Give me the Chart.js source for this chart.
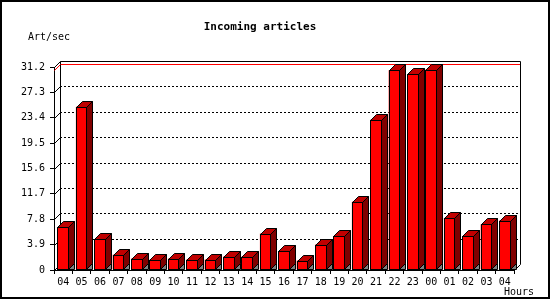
<!DOCTYPE html>
<html>
<head>
<meta charset="utf-8">
<script src="https://cdn.jsdelivr.net/npm/chart.js@4/dist/chart.umd.min.js"></script>
<style>
  body { margin: 0; background: #fff; }
  canvas { display: block; }
</style>
</head>
<body>
<canvas id="myChart" width="550" height="300"></canvas>
<script>
// hours of the day, starting at 04 and wrapping round to 04 again
const hours = ['04', '05', '06', '07', '08', '09', '10', '11', '12', '13', '14', '15', '16',
  '17', '18', '19', '20', '21', '22', '23', '00', '01', '02', '03', '04'];
// incoming articles per second
const artPerSec = [6.6, 25.1, 4.7, 2.35, 1.75, 1.6, 1.75, 1.6, 1.6, 2.05, 2.05, 5.6, 2.85,
  1.45, 3.9, 5.15, 10.5, 23.1, 30.7, 30.05, 30.8, 8.0, 5.15, 7.0, 7.6];
const yTicks = [0, 3.9, 7.8, 11.7, 15.6, 19.5, 23.4, 27.3, 31.2];

const depth = 6;
const monoFont = "'DejaVu Sans Mono', 'Liberation Mono', monospace";

function seg(ctx, x1, y1, x2, y2) {
  ctx.beginPath();
  ctx.moveTo(x1, y1);
  ctx.lineTo(x2, y2);
  ctx.stroke();
}

function poly(ctx, pts, fill) {
  ctx.beginPath();
  ctx.moveTo(pts[0][0], pts[0][1]);
  for (let i = 1; i < pts.length; i++) ctx.lineTo(pts[i][0], pts[i][1]);
  ctx.closePath();
  ctx.fillStyle = fill;
  ctx.fill();
  ctx.stroke();
}

const threeD = {
  id: 'threeD',
  beforeDatasetsDraw(chart) {
    const ctx = chart.ctx, a = chart.chartArea, y = chart.scales.y;
    const L = Math.round(a.left), R = Math.round(a.right);
    ctx.save();
    ctx.lineWidth = 1;
    ctx.strokeStyle = '#000';
    // dotted grid on the back wall
    ctx.setLineDash([2, 2]);
    yTicks.forEach(v => {
      if (v <= 0 || v >= yTicks[yTicks.length - 1]) return;
      const py = Math.round(y.getPixelForValue(v)) - depth + 0.5;
      seg(ctx, L + depth, py, R + depth, py);
    });
    ctx.setLineDash([]);
    // little diagonals from the front axis to the wall
    yTicks.forEach(v => {
      const py = Math.round(y.getPixelForValue(v)) + 0.5;
      seg(ctx, L + 0.5, py, L + depth + 0.5, py - depth);
    });
    // back wall frame
    const top = Math.round(y.getPixelForValue(yTicks[yTicks.length - 1])) - depth + 0.5;
    const bot = Math.round(y.getPixelForValue(0)) - depth + 0.5;
    seg(ctx, L + depth + 0.5, top, R + depth + 0.5, top);
    seg(ctx, L + depth + 0.5, top, L + depth + 0.5, bot);
    seg(ctx, R + depth + 0.5, top, R + depth + 0.5, bot);
    seg(ctx, R + 0.5, bot + depth, R + depth + 0.5, bot);
    // red line at the peak value
    const peak = Math.max(...artPerSec);
    const pk = Math.round(y.getPixelForValue(peak)) + 0.5;
    ctx.strokeStyle = '#ff0000';
    seg(ctx, L + depth + 1, pk - depth, R + depth, pk - depth);
    seg(ctx, L + 0.5, pk, L + depth + 0.5, pk - depth);
    ctx.restore();
  },
  afterDatasetsDraw(chart) {
    const ctx = chart.ctx;
    ctx.save();
    ctx.lineWidth = 1;
    ctx.strokeStyle = '#000';
    chart.getDatasetMeta(0).data.forEach(b => {
      const l = Math.round(b.x - b.width / 2) + 0.5;
      const r = Math.round(b.x + b.width / 2) - 0.5;
      const t = Math.round(b.y) + 0.5;
      const base = Math.round(b.base) - 0.5;
      poly(ctx, [[r, base], [r + depth, base - depth], [r + depth, base]], '#808080');
      poly(ctx, [[r, t], [r + depth, t - depth], [r + depth, base - depth], [r, base]], '#800000');
      poly(ctx, [[l, t], [l + depth, t - depth], [r + depth, t - depth], [r, t]], '#c00000');
      ctx.fillStyle = '#ff0000';
      ctx.fillRect(l, t, r - l, base - t);
      ctx.strokeRect(l, t, r - l, base - t);
    });
    ctx.restore();
  },
  afterDraw(chart) {
    const ctx = chart.ctx;
    ctx.save();
    ctx.fillStyle = '#000';
    ctx.textBaseline = 'alphabetic';
    ctx.font = 'bold 11px ' + monoFont;
    ctx.textAlign = 'center';
    ctx.fillText('Incoming articles', 260, 30);
    ctx.font = '10px ' + monoFont;
    ctx.textAlign = 'left';
    ctx.fillText('Art/sec', 28, 40);
    ctx.fillText('Hours', 504, 295);
    ctx.lineWidth = 2;
    ctx.strokeStyle = '#000';
    ctx.strokeRect(1, 1, 548, 297);
    ctx.restore();
  }
};

const ctx = document.getElementById('myChart');
new Chart(ctx, {
  type: 'bar',
  data: {
    labels: hours,
    datasets: [{
      label: 'Art/sec',
      data: artPerSec,
      backgroundColor: '#ff0000',
      borderColor: '#000',
      borderWidth: 0,
      categoryPercentage: 1,
      barPercentage: 0.62
    }]
  },
  options: {
    responsive: false,
    animation: false,
    layout: { padding: { top: 67, right: 36, left: 0, bottom: 0 } },
    plugins: { legend: { display: false }, tooltip: { enabled: false } },
    scales: {
      x: {
        grid: { drawOnChartArea: false, drawTicks: true, tickLength: 4, color: '#000', offset: true },
        border: { color: '#000' },
        ticks: { color: '#000', font: { family: monoFont, size: 10 }, padding: 2, maxRotation: 0, autoSkip: false },
        afterFit: s => { s.height = 30; }
      },
      y: {
        min: 0,
        max: 31.2,
        afterBuildTicks: s => { s.ticks = yTicks.map(v => ({ value: v })); },
        grid: { drawOnChartArea: false, drawTicks: true, tickLength: 4, color: '#000' },
        border: { color: '#000' },
        ticks: {
          color: '#000',
          font: { family: monoFont, size: 10 },
          padding: 5,
          callback: v => v === 0 ? '0' : v.toFixed(1)
        },
        afterFit: s => { s.width = 54; }
      }
    }
  },
  plugins: [threeD]
});
</script>
</body>
</html>
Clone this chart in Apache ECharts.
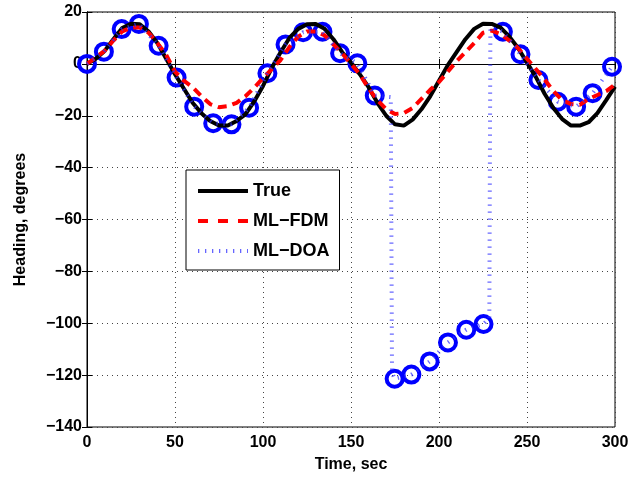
<!DOCTYPE html>
<html>
<head>
<meta charset="utf-8">
<script src="https://cdn.jsdelivr.net/npm/echarts@6/dist/echarts.min.js"></script>
<style>
  html, body { margin: 0; background: #fff; }
  #chart { width: 633px; height: 482px; }
</style>
</head>
<body>
<div id="chart"></div>
<script>
// time grid for the smooth curves (sec)
const curveTime = [
  0, 5, 10, 15, 20, 25, 30, 35, 40, 45, 50, 55, 60, 65, 70, 75, 80, 85, 90, 95,
  100, 105, 110, 115, 120, 125, 130, 135, 140, 145, 150, 155, 160, 165, 170, 175, 180, 185, 190, 195,
  200, 205, 210, 215, 220, 225, 230, 235, 240, 245, 250, 255, 260, 265, 270, 275, 280, 285, 290, 295, 300
]
const trueHeading = [
  0, 2, 5, 9.5, 13.8, 15.5, 15.3, 12.5, 8, 2, -4, -9.5, -15, -19, -22, -23.8, -23.8, -22, -19.5, -14.5,
  -8.5, -1.5, 4.5, 10, 13.5, 15.3, 15.4, 13.5, 9.5, 4.5, 0.5, -4, -9, -15, -20, -23.3, -23.8, -21.5, -17.5, -12.5,
  -6.5, -0.5, 4.5, 9.5, 13.5, 15.5, 15.4, 14, 10.5, 6, 0.5, -5, -11.5, -17, -21.3, -23.8, -23.8, -22.5, -19, -14, -8.8
]
const fdmHeading = [
  0, 2.5, 5, 9, 12.5, 14, 14, 12, 8, 3.5, -3, -6.5, -9, -12.5, -15.5, -16.7, -16.3, -15, -12.5, -9.2,
  -5.5, -2, 1.5, 6.5, 10.5, 12.5, 12.5, 11, 7.5, 4, 0, -4, -9.5, -14, -17.5, -19.3, -19, -17, -13.5, -10,
  -7, -3, 1, 4.5, 8, 12, 12.8, 11.5, 9, 6, 2, -2, -6, -10.5, -14, -15.5, -15.8, -13.5, -12, -10.5, -8
]
// ML-DOA estimates (circles)
const doaTime = [
  0, 9.6, 19.7, 29.5, 40.7, 50.9, 60.9, 71.7, 82.1, 92.1, 102.5, 112.8, 122.8, 133.8, 143.8,
  153.6, 163.5, 174.8, 184.3, 194.7, 205.1, 215.5, 225.3, 236.3, 246.3, 256.5, 267.5, 277.9, 287.3, 298.3
]
const doaHeading = [
  0, 4.7, 13.4, 15.4, 7.0, -5.3, -16.5, -22.9, -23.3, -16.9, -3.6, 7.5, 12.2, 12.4, 4.1,
  0.2, -12.2, -121.4, -119.8, -114.7, -107.4, -102.5, -100.3, 12.4, 3.7, -6.2, -14.6, -16.5, -11.3, -1.1
]
// extra points on the DOA line where it jumps
const jumpTime = [172.6, 173.3, 228.6, 229.2]
const jumpHeading = [-12.8, -119, -98, 14]

const font = "'Liberation Sans', Arial, sans-serif"
const minus = v => String(v).replace('-', '\u2212')

const pairs = (xs, ys) => xs.map((x, i) => [x, ys[i]])
const doaLine = pairs(doaTime, doaHeading).concat(pairs(jumpTime, jumpHeading))
  .sort((a, b) => a[0] - b[0])

const chart = echarts.init(document.getElementById('chart'))

const tickStyle = {show: true, inside: true, length: 5, lineStyle: {color: '#000', width: 1}}
const gridDots = {show: true, lineStyle: {color: '#444', width: 1, type: [1, 4]}}

chart.setOption({
  animation: false,
  backgroundColor: '#fff',
  grid: {left: 87, right: 18, top: 12, bottom: 55, show: true, borderColor: '#000', borderWidth: 1},
  legend: {
    data: [
      {name: 'True'},
      {name: 'ML\u2212FDM', lineStyle: {type: [10, 10]}},
      {name: 'ML\u2212DOA'}
    ],
    orient: 'vertical',
    left: 186, top: 170,
    padding: [11, 10, 9, 10],
    itemGap: 10,
    itemWidth: 50, itemHeight: 14,
    backgroundColor: '#fff',
    borderColor: '#000', borderWidth: 1,
    itemStyle: {opacity: 0},
    lineStyle: {width: 4},
    textStyle: {fontFamily: font, fontWeight: 'bold', fontSize: 18, color: '#000', lineHeight: 20}
  },
  xAxis: [{
    type: 'value', min: 0, max: 300, interval: 50,
    name: 'Time, sec', nameLocation: 'middle', nameGap: 30,
    nameTextStyle: {fontFamily: font, fontWeight: 'bold', fontSize: 16, color: '#000'},
    axisLine: {show: true, lineStyle: {color: '#000'}},
    axisTick: tickStyle,
    axisLabel: {fontFamily: font, fontWeight: 'bold', fontSize: 16, color: '#000', margin: 8},
    splitLine: gridDots
  }, {
    type: 'value', min: 0, max: 300, interval: 50, position: 'top',
    axisLine: {show: true, lineStyle: {color: '#000'}},
    axisTick: tickStyle, axisLabel: {show: false}, splitLine: {show: false}
  }],
  yAxis: [{
    type: 'value', min: -140, max: 20, interval: 20,
    name: 'Heading, degrees', nameLocation: 'middle', nameGap: 58,
    nameTextStyle: {fontFamily: font, fontWeight: 'bold', fontSize: 16, color: '#000'},
    axisLine: {show: true, lineStyle: {color: '#000'}},
    axisTick: tickStyle,
    axisLabel: {fontFamily: font, fontWeight: 'bold', fontSize: 16, color: '#000', margin: 5, formatter: minus},
    splitLine: gridDots
  }, {
    type: 'value', min: -140, max: 20, interval: 20, position: 'right',
    axisLine: {show: true, lineStyle: {color: '#000'}},
    axisTick: tickStyle, axisLabel: {show: false}, splitLine: {show: false}
  }],
  series: [{
    name: 'True', type: 'line', symbol: 'none',
    data: pairs(curveTime, trueHeading),
    color: '#000',
    lineStyle: {color: '#000', width: 4}
  }, {
    name: 'ML\u2212FDM', type: 'line', symbol: 'none',
    data: pairs(curveTime, fdmHeading),
    color: '#ff0000',
    lineStyle: {color: '#ff0000', width: 4, type: [9, 6]}
  }, {
    name: 'ML\u2212DOA', type: 'line', symbol: 'none',
    data: doaLine,
    color: '#3333ff',
    lineStyle: {color: '#3333ff', width: 4, type: [1.3, 5.7], opacity: 0.75}
  }, {
    name: 'doa-marks', type: 'scatter',
    data: pairs(doaTime, doaHeading),
    symbol: 'circle', symbolSize: 16,
    itemStyle: {color: 'rgba(0,0,0,0)', borderColor: '#0000ff', borderWidth: 4, opacity: 1}
  }]
})
</script>
</body>
</html>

Given exercise — Only the lines from the start of the records to the one containing "Sans Mono', 'Liberation" should be repeated, exactly and with both ends kept; drop any pictures.

Response below —
Give me the Chart.js source for this chart.
<!DOCTYPE html>
<html>
<head>
<meta charset="utf-8">
<script src="https://cdn.jsdelivr.net/npm/chart.js@4/dist/chart.umd.min.js"></script>
<style>
  body { margin: 0; background: #fff; }
  canvas { display: block; }
</style>
</head>
<body>
<canvas id="myChart" width="550" height="300"></canvas>
<script>
// hours of the day, starting at 04 and wrapping round to 04 again
const hours = ['04', '05', '06', '07', '08', '09', '10', '11', '12', '13', '14', '15', '16',
  '17', '18', '19', '20', '21', '22', '23', '00', '01', '02', '03', '04'];
// incoming articles per second
const artPerSec = [6.6, 25.1, 4.7, 2.35, 1.75, 1.6, 1.75, 1.6, 1.6, 2.05, 2.05, 5.6, 2.85,
  1.45, 3.9, 5.15, 10.5, 23.1, 30.7, 30.05, 30.8, 8.0, 5.15, 7.0, 7.6];
const yTicks = [0, 3.9, 7.8, 11.7, 15.6, 19.5, 23.4, 27.3, 31.2];

const depth = 6;
const monoFont = "'DejaVu Sans Mono', 'Liberation Mono', monospace";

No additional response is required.